Je ne suis pas la seule à penser ainsi, il y a l’Union paysanne, les fermes bios, les paniers du paysan et les éco-marchés, et c’est bien ainsi. Et il y a encore beaucoup de changements à faire : je continuerai à les demander.
Par Johanne Dion
Co-fondatrice du Comité richelois pour une meilleure qualité de vie
Johanne Dion, native et riveraine de la ville de Richelieu, cultive pour sa table des petits fruits et légumes biologiques, tout en étant membre d’ÉcoMarché de solidarité régionale.

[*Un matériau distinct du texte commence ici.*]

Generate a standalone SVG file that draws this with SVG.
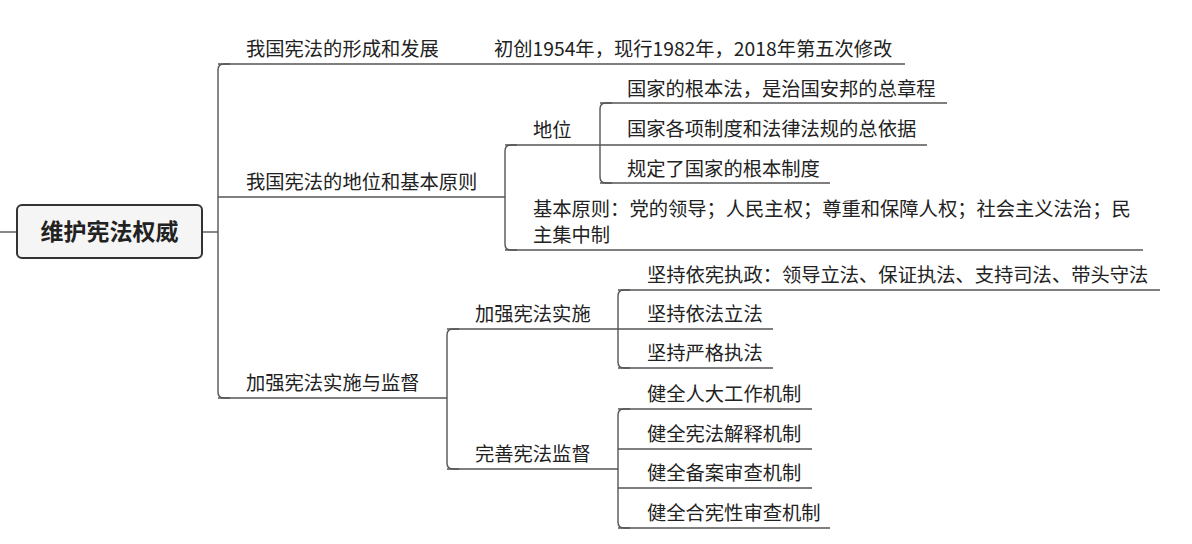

Elle milite pour l’assainissement de la rivière Richelieu depuis 1985, ce qui l’a amenée à cofonder le Comité richelois pour une meilleure qualité de vie (CRMQV) en 2005 pour protester contre l’implantation d’une porcherie industrielle dans sa ville. Ornithologue amateur, elle participe au programme de surveillance Attention Nature, de Nature Canada, tout en étant bénévole pour l’organisme Conservation de la nature et la Fondation David Suzuki. Elle a collaboré au livre « Porcheries! La porciculture intempestive au Québec », et elle est membre de GaïaPresse. Son plus fervent désir est de pouvoir se baigner de nouveau dans la rivière Richelieu un jour, comme elle le faisait dans son enfance.